The pattern repeats across sectors where women are well represented. In wholesale and retail trade, men earn 7,031 birr compared to women's 3,857 birr, a gap of 45 percent. Even in education, a sector where women hold a strong presence, the average wage for women is 5,878 birr, while men earn 7,457 birr. And in domestic work and informal employment, the sector with the highest female concentration, wages are lowest overall, with female earnings averaging just 1,508 birr per month.
Research on occupational segregation confirms that women earn less than men throughout the wage distribution, even after accounting for personal and labor market characteristics. The jobs women occupy are not simply lower-paying by coincidence. The economic value assigned to work that women predominantly perform has been shaped by decades of undervaluation, and that valuation is now baked into industry wage structures.
The Unpaid Work That Never Counts
One of the least-discussed drivers of the gap is the labor that never shows up in a paycheck. Ethiopian women spend nearly three times as many hours as men on unpaid domestic labor, a burden that directly limits their ability to work full-time, take additional shifts, or pursue career advancement. This invisible labor effectively subsidizes the economy while simultaneously suppressing the earner's own economic mobility.
The ILO notes that cultural and family responsibilities are among the core factors limiting women's participation in the formal labor market. This is not merely a personal or cultural matter. It is an economic constraint with measurable consequences. When a woman cannot take an evening shift because no one else will manage the household, or when she must reduce her hours after childbirth, the wage gap widens not through any act of discrimination in that moment, but through the accumulated weight of structural disadvantage.

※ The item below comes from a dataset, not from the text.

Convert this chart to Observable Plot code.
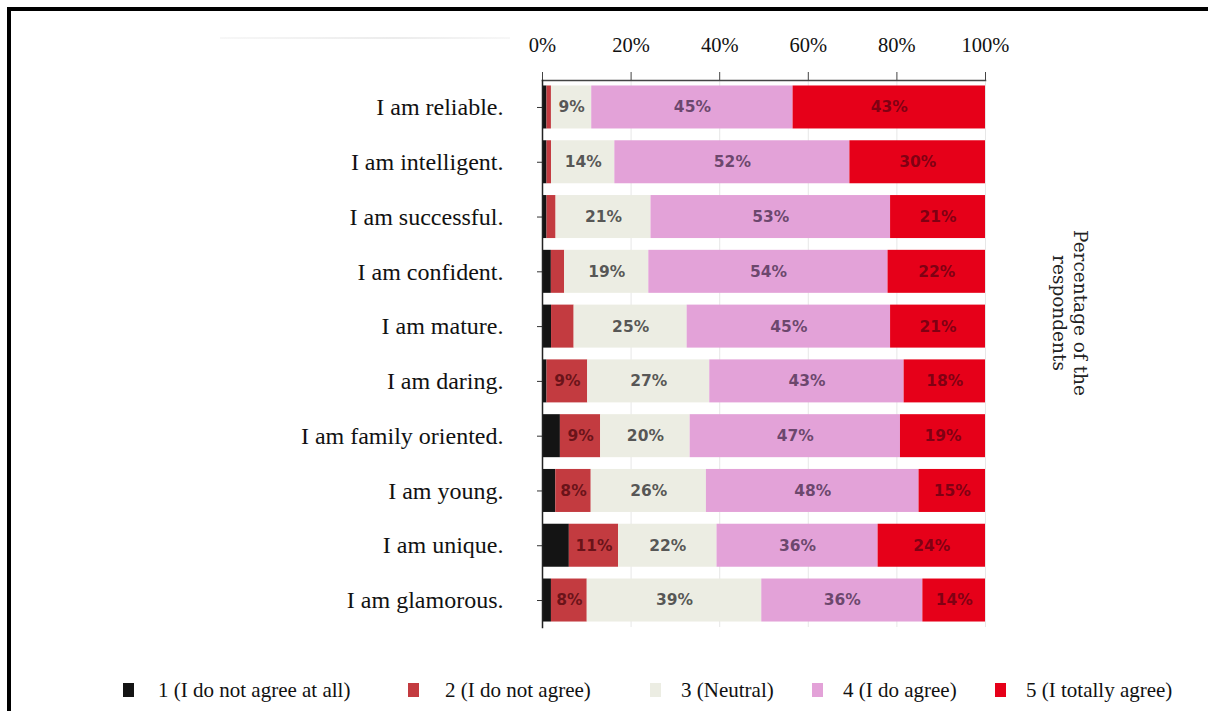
<!DOCTYPE html>
<html>
<head>
<meta charset="utf-8">
<script src="https://cdn.jsdelivr.net/npm/d3@7"></script>
<script src="https://cdn.jsdelivr.net/npm/@observablehq/plot@0.6"></script>
<style>
  html, body { margin: 0; padding: 0; background: #fff; width: 1208px; height: 711px; overflow: hidden; }
  #border { position: absolute; left: 7px; top: 7px; width: 1220px; height: 720px;
            border-top: 4px solid #000; border-left: 4px solid #000; }
  #rule { position: absolute; left: 220px; top: 37px; width: 290px; height: 2px;
          background: linear-gradient(90deg, #f7f7f7, #ececec 60%, #f7f7f7); }
  #chart { position: absolute; left: 0; top: 0; }
  #legend { position: absolute; left: 0; top: 678px; width: 1208px; height: 26px;
            font-family: "Liberation Serif", serif; font-size: 21px; color: #111; }
  .sw { position: absolute; top: 5px; width: 11px; height: 14px; }
  .lab { position: absolute; top: 0; white-space: nowrap; line-height: 24px; }
</style>
</head>
<body>
<div id="border"></div>
<div id="rule"></div>
<div id="chart"></div>
<div id="legend"></div>
<script>
// Self-image statements (rows, top to bottom)
const statements = [
  "I am reliable.", "I am intelligent.", "I am successful.", "I am confident.",
  "I am mature.", "I am daring.", "I am family oriented.", "I am young.",
  "I am unique.", "I am glamorous."
];

// Agreement levels (stack order, left to right)
const levels = [
  "1 (I do not agree at all)", "2 (I do not agree)", "3 (Neutral)",
  "4 (I do agree)", "5 (I totally agree)"
];

// Share of respondents (%) per level, one value per statement
const notAgreeAtAll = [1, 1, 1, 2, 2, 1, 4, 3, 6, 2];
const notAgree      = [1, 1, 2, 3, 5, 9, 9, 8, 11, 8];
const neutral       = [9, 14, 21, 19, 25, 27, 20, 26, 22, 39];
const doAgree       = [45, 52, 53, 54, 45, 43, 47, 48, 36, 36];
const totallyAgree  = [43, 30, 21, 22, 21, 18, 19, 15, 24, 14];

// Axis ticks (fraction of respondents)
const xTicks = [0, 0.2, 0.4, 0.6, 0.8, 1];

const levelColors = ["#141414", "#c33b40", "#ecede3", "#e3a2d8", "#e60019"];
const labelColors = ["#ffffff", "#5a0c12", "#3c3c3c", "#56375a", "#6e0012"];

// Horizontal placement of the legend swatches and their texts
const legendSwatchLeft = [123, 408, 650, 812, 995];
const legendTextLeft = [158, 445, 681, 843, 1026];

const series = [notAgreeAtAll, notAgree, neutral, doAgree, totallyAgree];
const data = statements.flatMap((statement, i) =>
  levels.map((level, j) => ({statement, level, value: series[j][i]}))
);

const stackOpts = {x: "value", y: "statement", order: levels, offset: "normalize"};

const labelMarks = levels.map((lv, j) =>
  Plot.text(data, Plot.stackX({
    ...stackOpts,
    z: "level",
    text: d => (d.level === lv && d.value >= 8 ? d.value + "%" : ""),
    fill: labelColors[j],
    fontFamily: "DejaVu Sans",
    fontWeight: "bold",
    fontSize: 15.5,
    fillOpacity: 0.85
  }))
);

const chart = Plot.plot({
  width: 1208,
  height: 640,
  marginLeft: 542,
  marginRight: 223,
  marginTop: 80,
  marginBottom: 13,
  style: {fontFamily: "Liberation Serif", background: "transparent", color: "#111"},
  x: {domain: [0, 1]},
  y: {domain: statements, paddingInner: 0.215, paddingOuter: 0.1, round: false},
  color: {domain: levels, range: levelColors},
  marks: [
    Plot.gridX(xTicks.slice(1), {stroke: "#cfcfcf", strokeOpacity: 0.5}),
    Plot.barX(data, Plot.stackX({...stackOpts, fill: "level"})),
    ...labelMarks,
    Plot.axisX({
      anchor: "top", ticks: xTicks, tickFormat: d3.format(".0%"),
      tickSize: 9, tickPadding: 20, fontSize: 20.5, label: null, stroke: "#444"
    }),
    Plot.axisY({tickSize: 5, tickPadding: 34, fontSize: 24, label: null, stroke: "#333"}),
    Plot.frame({anchor: "top", stroke: "#444", strokeWidth: 1.5}),
    Plot.frame({anchor: "left", stroke: "#222", strokeWidth: 1.5}),
    Plot.text(["Percentage of the\nrespondents"], {
      frameAnchor: "right", textAnchor: "middle", dx: 85, dy: -41, rotate: 90,
      fontFamily: "DejaVu Serif", fontSize: 18.5, fill: "#222", lineHeight: 1.15
    })
  ]
});
document.getElementById("chart").appendChild(chart);

// Legend below the chart
const legend = d3.select("#legend");
levels.forEach((lv, j) => {
  legend.append("div").attr("class", "sw")
    .style("left", legendSwatchLeft[j] + "px")
    .style("background", levelColors[j]);
  legend.append("span").attr("class", "lab")
    .style("left", legendTextLeft[j] + "px")
    .text(lv);
});
</script>
</body>
</html>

Experts point to what is sometimes called the "motherhood penalty" as a force that pushes women into vulnerable occupations, roles that fail to protect basic labor rights and offer little path to higher earnings.
Public vs. Private Sector
One revealing dimension of the gap is how it shifts depending on who is doing the hiring. Research finds that the gender wage gap is higher in the private sector than in the public sector across the wage distribution. The public sector, with its more standardized pay scales and formal hiring processes, partially compresses the gap. Wage raises are also consistently applied, giving both male and female workers a stable albeit low income. The private sector, operating with fewer constraints and no legally mandated minimum wage, leaves women more exposed to wage suppression.
This distinction matters because women who move into the formal private sector are not simply stepping into neutral terrain. The same absence of regulation that gives private employers flexibility also leaves female workers with less recourse when wages are set below what the work merits.
Discrimination on Top of Segregation
Occupational sorting explains a significant share of the wage gap, but it does not explain all of it. Research in Ethiopia's urban manufacturing sector found that the gender wage gap was mainly driven by a discriminatory component (accounting for roughly 60 percent of the gap), with differences in human capital responsible for the remaining 40 percent. Even when women hold the same roles as men, or work within the same firms, wages diverge.
Studies on Ethiopian manufacturing found significant gender wage and productivity gaps alongside the segregation of female workers into low-paying firms. Controlling for productivity reduced the size of the gap but did not close it. Something beyond measurable worker characteristics is at work.
Cultural norms and biases remain embedded in many industries, where employers continue to operate under the assumption that men are the primary breadwinners. That assumption shapes hiring, shapes promotion decisions, and ultimately shapes paychecks.
A Structural Problem Requiring Structural Answers
Ethiopia has made genuine progress on some fronts. As of February 2021, women held 38.8 percent of seats in parliament, a notable gain. The country ranked 75th out of 146 nations globally in gender parity according to the 2023 Global Gender Gap Report, placing 13th within sub-Saharan Africa. Political representation and wage equality, however, are not the same problem.
Closing the earnings gap requires confronting each layer of the structure: the concentration of women in low-wage sectors, the absence of a private sector minimum wage, the unequal distribution of unpaid domestic labor, and the discriminatory practices that persist even in sectors where women are well represented. Analysts argue that policies need to address both supply-side and demand-side dimensions simultaneously, expanding access to education and childcare, easing the burden of domestic duties, and encouraging private sector growth in industries that can offer women better-quality jobs.